The pathway is negatively regulated on multiple levels. Protein tyrosine phosphatasesremove phosphates from cytokine receptors and activated STATs. More recently identified suppressors of cytokine signalling (SOCS) inhibit STAT phosphorylation by binding and inhibiting JAKs or competing with STATs for phosphotyrosine binding sites on cytokine receptors. STATs are also negatively regulated by protein inhibitors of activated STAT (PIAS), which act in the nucleus through several mechanisms. For example, PIAS1 and PIAS3 inhibit transcriptional activation by STAT1 and STAT3, respectively by binding and blocking access to the DNA sequences they recognize.
The Interferon JAK-STAT Pathway
Type I interferons bind to the IFN-α / β receptors to phosphorylate and activate two members of the JAK family: Tyk2 and JAK1. These kinases further phosphorylate STAT1α (STAT91), STAT1β (STAT84) and STAT2 (STAT113). These three activated STATs disengage from the receptor and bind to the cytoplasmic protein,p48. The complex then enters the nucleus and directly binds to the upstream regulatory regions (IFNs) of IFN-sensitive genes, thereby regulating the expression of specific genes expression. These nucleotide sequences are termed interferon-stimulated response elements (ISREs).
Tabel1. Ligands and activated STAT
| Ligand | STAT-activated |
| IFN-α | 1,2,3 |
| IFN-γ | 1 |
| IL-2 | 1,3,5 |
| IL-3 | 5 |
| IL-6 | 1,3 |
| GM-CSF | 5 |
| EGF | 1,3 |
| GH | 1,3,5 |
The essential elements of the signal transduction pathway elicited by IFN-g is even more straightforward. IFN-γ binding to the type II receptor induces receptor dimerization with consequent activation of JAK 1 and JAK 2. The JAKs phosphorylate the receptors and subsequently bind to STAT1α. STAT1α then forms homodimers when released from receptors and translocates into the nucleus. It can regulate IFN-γ-sensitive genes expression by binding to a specific upstream regulatory region GAS. The PIAS-1 protein is an inhibitor of this signaling pathway, which binds to phosphorylated STAT1, inhibiting DNA binding and activation.
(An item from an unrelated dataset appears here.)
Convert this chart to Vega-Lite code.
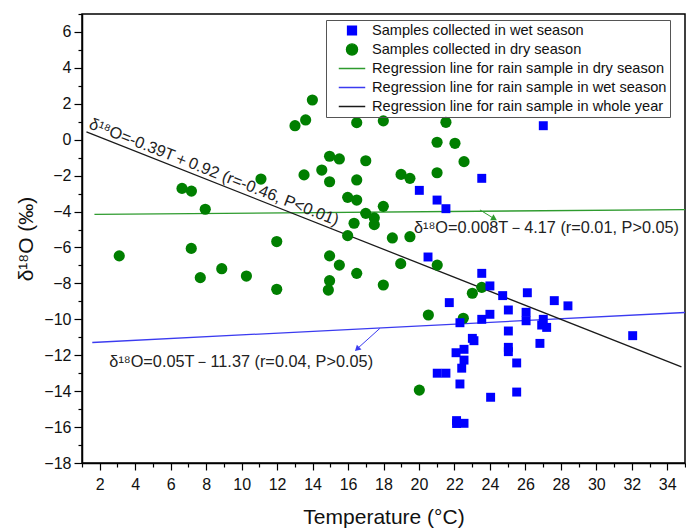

The JAK/STAT Pathway in Disease
Defects in the pathway often result from genetic mutations that inactivate a JAK/STAT molecule. Alternatively, mutations in the JAK structure can also give rise to a kinase that is constitutively active.
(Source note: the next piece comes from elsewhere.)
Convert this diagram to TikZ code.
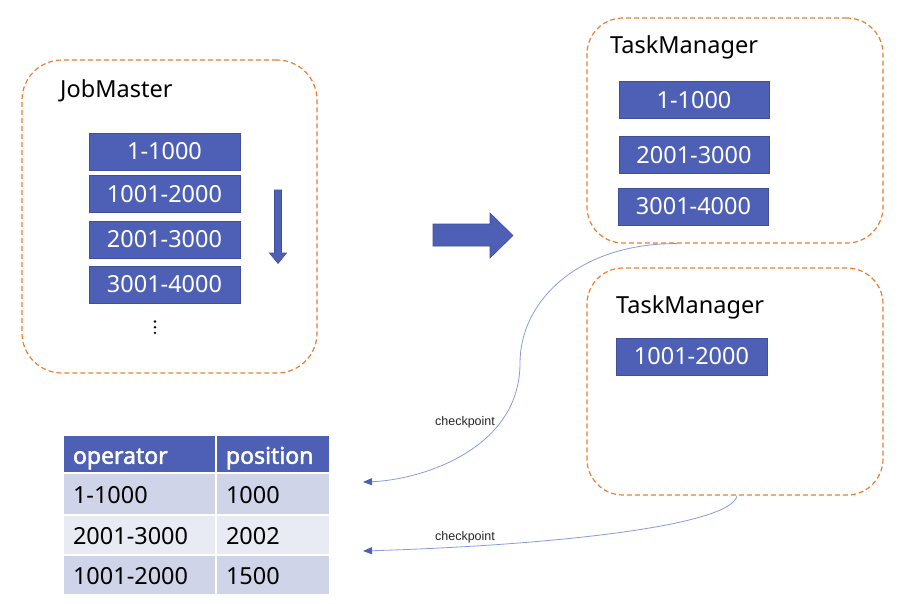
\documentclass[tikz,border=0pt]{standalone}
\usepackage{fontspec}
\setmainfont{Noto Sans}
\newfontfamily\headfont[FakeBold=2.2]{Noto Sans}
\newfontfamily\labfont{Liberation Sans}
\usetikzlibrary{arrows.meta}
\definecolor{boxblue}{RGB}{78,96,181}
\definecolor{boxedge}{RGB}{62,80,152}
\definecolor{dashor}{RGB}{237,125,49}
\definecolor{rowA}{RGB}{207,212,233}
\definecolor{rowB}{RGB}{232,234,244}
\definecolor{curveblue}{RGB}{135,155,218}
\tikzset{
  container/.style={draw=dashor, dash pattern=on 5pt off 3pt, line width=1.2pt, rounded corners=40pt, inner sep=0pt},
  titletext/.style={font=\fontsize{23.5}{23.5}\selectfont, text=black, inner sep=0pt, anchor=base west},
  rangebox/.style={draw=boxedge, line width=0.6pt, fill=boxblue, text=white, minimum width=151pt, minimum height=37pt, inner sep=0pt, font=\fontsize{23.5}{23.5}\selectfont},
  cell/.style={draw=white, line width=1.6pt, inner ysep=0pt, inner xsep=10pt, align=left, text height=24pt, text depth=4.5pt, font=\fontsize{23.5}{23.5}\selectfont},
  headcell/.style={cell, fill=boxblue, text=white, font=\headfont\fontsize{23}{23}\selectfont},
  colone/.style={text width=133pt},
  coltwo/.style={text width=94pt},
  ckline/.style={draw=curveblue, line width=0.8pt, -{Triangle[length=9pt,width=7pt,color=boxblue]}},
  cklabel/.style={font=\labfont\fontsize{12.5}{12.5}\selectfont, text=black!85, inner sep=0pt},
  bigarrow/.style={fill=boxblue, draw=boxedge, line width=0.6pt}
}
\begin{document}
\begin{tikzpicture}[x=1pt,y=-1pt]
\useasboundingbox (0,0) rectangle (910,603);
% JobMaster
\node[container, minimum width=295pt, minimum height=313pt] (jm) at (169.5,216.5) {};
\node[titletext] (jmt) at (60,97) {JobMaster};
\node[rangebox] (j1) at (164.5,151.5) {1-1000};
\node[rangebox] (j2) at (164.5,194) {1001-2000};
\node[rangebox] (j3) at (164.5,239.5) {2001-3000};
\node[rangebox] (j4) at (164.5,284.5) {3001-4000};
\fill (155,321.5) circle (1.3pt) (155,327.2) circle (1.3pt) (155,332.9) circle (1.3pt);
% down arrow
\path[bigarrow] (274.5,190) -- (281.5,190) -- (281.5,253) -- (286.5,253) -- (278,263.5) -- (269.5,253) -- (274.5,253) -- cycle;
% right arrow
\path[bigarrow] (433,224) -- (490,224) -- (490,213) -- (513,235.5) -- (490,258) -- (490,246) -- (433,246) -- cycle;
% TaskManager 1
\node[container, rounded corners=36pt, minimum width=296pt, minimum height=225pt] (tm1) at (735,130.5) {};
\node[titletext] (tm1t) at (610,53) {TaskManager};
\node[rangebox, minimum width=150pt] (t1) at (694,100) {1-1000};
\node[rangebox, minimum width=150pt] (t2) at (694,155) {2001-3000};
\node[rangebox, minimum width=150pt] (t3) at (693.5,206.5) {3001-4000};
% TaskManager 2
\node[container, rounded corners=36pt, minimum width=296pt, minimum height=227pt] (tm2) at (735,381.5) {};
\node[titletext] (tm2t) at (616,313) {TaskManager};
\node[rangebox] (t4) at (691.5,356.5) {1001-2000};
% table
\node[headcell, colone, minimum height=38pt] (h1) at (139.5,454) {operator};
\node[headcell, coltwo, minimum height=38pt] (h2) at (273,454) {position};
\node[cell, colone, fill=rowA, minimum height=41pt] (a1) at (139.5,494) {1-1000};
\node[cell, coltwo, fill=rowA, minimum height=41pt] (a2) at (273,494) {1000};
\node[cell, colone, fill=rowB, minimum height=40pt] (b1) at (139.5,535) {2001-3000};
\node[cell, coltwo, fill=rowB, minimum height=40pt] (b2) at (273,535) {2002};
\node[cell, colone, fill=rowA, minimum height=40pt] (c1) at (139.5,575) {1001-2000};
\node[cell, coltwo, fill=rowA, minimum height=40pt] (c2) at (273,575) {1500};
% checkpoints
\coordinate (ck1end) at (363,482);
\coordinate (ck2end) at (363,551);
\draw[ckline] ([xshift=-58pt]tm1.south) .. controls (580,243) and (520,300) .. (520,363) .. controls (520,450) and (420,480) .. (ck1end);
\draw[ckline] ([xshift=2pt]tm2.south) .. controls (732,525) and (560,545) .. (ck2end);
\node[cklabel] (ck1) at (465,422) {checkpoint};
\node[cklabel] (ck2) at (465,537) {checkpoint};
\end{tikzpicture}
\end{document}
Several inactivating point mutations in the human Jak3 gene have been shown to cause severe combined immunodeficiency (SCID) due to the absence of common gamma chain – family cytokine signaling. For example, two separate findings demonstrate that autosomal recessive TYK2 mutations can result in atopic dermatitis, elevated IgE, and bacterial/viral infections; also severe infections after vaccination have been reported. The roles of overly active JAK kinases have become evident in myeloproliferative diseases and hematological cancers.
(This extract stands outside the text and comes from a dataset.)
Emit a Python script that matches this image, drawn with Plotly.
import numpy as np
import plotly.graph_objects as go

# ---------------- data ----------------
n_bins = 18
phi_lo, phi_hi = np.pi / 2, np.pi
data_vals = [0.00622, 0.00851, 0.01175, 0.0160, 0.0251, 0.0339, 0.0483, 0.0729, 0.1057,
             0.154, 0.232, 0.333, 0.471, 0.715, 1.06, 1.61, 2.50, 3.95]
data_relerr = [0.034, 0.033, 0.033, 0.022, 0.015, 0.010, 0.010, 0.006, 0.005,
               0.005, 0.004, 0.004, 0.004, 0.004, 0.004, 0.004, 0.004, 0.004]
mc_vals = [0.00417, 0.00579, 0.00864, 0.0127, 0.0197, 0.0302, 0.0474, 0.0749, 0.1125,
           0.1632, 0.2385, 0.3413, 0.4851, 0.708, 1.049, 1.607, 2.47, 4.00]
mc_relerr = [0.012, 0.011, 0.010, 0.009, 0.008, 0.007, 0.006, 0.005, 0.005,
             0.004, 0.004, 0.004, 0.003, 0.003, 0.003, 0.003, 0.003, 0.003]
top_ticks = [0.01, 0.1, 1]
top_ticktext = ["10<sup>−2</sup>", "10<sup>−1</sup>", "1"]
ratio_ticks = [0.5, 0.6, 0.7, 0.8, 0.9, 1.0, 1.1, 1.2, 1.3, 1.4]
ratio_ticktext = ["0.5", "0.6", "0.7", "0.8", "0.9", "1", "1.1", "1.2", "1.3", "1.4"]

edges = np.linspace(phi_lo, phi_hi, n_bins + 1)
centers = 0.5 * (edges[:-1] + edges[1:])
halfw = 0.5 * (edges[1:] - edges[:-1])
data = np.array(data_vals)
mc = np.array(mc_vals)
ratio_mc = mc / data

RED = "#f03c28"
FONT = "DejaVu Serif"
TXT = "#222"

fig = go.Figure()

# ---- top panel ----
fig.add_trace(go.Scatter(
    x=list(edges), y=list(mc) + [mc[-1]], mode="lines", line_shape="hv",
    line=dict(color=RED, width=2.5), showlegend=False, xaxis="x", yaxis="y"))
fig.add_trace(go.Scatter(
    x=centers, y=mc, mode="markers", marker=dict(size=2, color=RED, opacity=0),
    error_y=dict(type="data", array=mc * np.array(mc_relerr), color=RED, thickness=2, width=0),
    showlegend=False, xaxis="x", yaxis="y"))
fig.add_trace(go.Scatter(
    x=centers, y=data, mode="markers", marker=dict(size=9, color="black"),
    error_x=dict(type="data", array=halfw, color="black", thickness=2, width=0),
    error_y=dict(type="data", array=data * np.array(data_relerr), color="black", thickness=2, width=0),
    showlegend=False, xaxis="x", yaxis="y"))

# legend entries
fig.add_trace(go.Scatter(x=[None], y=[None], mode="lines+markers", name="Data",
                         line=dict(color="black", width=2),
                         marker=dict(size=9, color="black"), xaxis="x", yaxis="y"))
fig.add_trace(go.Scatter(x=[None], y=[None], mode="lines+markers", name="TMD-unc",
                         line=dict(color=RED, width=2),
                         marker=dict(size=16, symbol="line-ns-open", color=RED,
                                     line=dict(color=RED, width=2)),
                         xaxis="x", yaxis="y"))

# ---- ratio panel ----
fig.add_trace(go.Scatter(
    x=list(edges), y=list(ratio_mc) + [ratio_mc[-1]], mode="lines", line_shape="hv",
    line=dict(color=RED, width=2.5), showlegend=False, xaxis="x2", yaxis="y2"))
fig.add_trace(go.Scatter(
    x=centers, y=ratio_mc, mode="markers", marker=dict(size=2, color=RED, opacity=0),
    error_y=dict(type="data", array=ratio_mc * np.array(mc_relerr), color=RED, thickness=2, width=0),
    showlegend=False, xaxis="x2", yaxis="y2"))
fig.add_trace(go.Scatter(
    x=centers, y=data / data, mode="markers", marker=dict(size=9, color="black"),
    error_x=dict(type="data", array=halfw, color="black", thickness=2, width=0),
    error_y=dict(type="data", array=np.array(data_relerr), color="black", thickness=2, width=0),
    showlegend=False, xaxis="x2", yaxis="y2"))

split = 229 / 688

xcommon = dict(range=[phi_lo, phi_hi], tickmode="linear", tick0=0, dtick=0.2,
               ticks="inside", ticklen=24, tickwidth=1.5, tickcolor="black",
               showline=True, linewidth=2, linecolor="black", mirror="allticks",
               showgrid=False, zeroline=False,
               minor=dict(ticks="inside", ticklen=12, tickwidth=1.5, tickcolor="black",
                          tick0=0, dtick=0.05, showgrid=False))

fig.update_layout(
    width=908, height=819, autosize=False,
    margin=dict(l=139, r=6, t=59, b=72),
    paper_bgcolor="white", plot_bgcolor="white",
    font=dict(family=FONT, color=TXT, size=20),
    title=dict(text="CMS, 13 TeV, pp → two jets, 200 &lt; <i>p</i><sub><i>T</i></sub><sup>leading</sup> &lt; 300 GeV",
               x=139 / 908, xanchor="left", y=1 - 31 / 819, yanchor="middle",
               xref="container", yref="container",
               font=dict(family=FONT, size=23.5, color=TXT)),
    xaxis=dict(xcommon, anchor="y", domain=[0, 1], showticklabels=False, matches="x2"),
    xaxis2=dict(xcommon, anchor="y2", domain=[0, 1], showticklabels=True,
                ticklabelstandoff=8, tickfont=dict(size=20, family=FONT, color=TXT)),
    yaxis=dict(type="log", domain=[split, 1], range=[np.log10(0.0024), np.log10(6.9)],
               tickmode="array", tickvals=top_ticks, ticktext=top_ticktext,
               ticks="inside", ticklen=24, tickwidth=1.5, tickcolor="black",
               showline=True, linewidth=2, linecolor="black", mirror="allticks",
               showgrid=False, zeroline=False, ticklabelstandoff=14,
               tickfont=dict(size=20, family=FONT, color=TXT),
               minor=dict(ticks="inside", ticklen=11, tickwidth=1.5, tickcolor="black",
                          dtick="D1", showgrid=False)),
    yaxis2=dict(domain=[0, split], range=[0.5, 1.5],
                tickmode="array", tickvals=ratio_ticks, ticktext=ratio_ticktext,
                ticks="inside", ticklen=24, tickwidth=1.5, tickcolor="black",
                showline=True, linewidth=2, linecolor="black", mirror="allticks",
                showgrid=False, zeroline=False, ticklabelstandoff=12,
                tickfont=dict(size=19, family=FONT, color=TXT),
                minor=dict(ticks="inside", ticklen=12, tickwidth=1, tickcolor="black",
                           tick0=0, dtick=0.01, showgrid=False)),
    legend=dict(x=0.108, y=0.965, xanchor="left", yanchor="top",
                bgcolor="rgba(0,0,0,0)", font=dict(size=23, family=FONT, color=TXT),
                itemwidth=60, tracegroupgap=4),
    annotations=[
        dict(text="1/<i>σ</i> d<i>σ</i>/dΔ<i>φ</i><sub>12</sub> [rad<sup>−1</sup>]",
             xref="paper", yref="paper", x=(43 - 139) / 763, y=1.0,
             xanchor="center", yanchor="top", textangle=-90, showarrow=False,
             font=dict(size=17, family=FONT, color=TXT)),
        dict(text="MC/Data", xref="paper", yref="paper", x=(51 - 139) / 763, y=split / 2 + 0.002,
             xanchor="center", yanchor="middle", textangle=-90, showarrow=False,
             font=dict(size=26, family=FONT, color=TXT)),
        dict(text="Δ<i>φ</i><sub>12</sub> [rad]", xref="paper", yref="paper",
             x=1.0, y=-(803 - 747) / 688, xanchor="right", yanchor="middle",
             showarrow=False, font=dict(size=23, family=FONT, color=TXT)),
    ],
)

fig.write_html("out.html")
Some of the STAT transcription factor genes have also been reported to possess loss and gain-of-function mutations. Inactivating mutations in the STAT1 and STAT5B genes result in the disruption of cytokine signaling by interferons and other immune-regulatory cytokines, and carriers suffer from infections and even immune-deficiencies. Polymorphisms in the regulatory regions of STAT genes have been linked with multiple immunological diseases.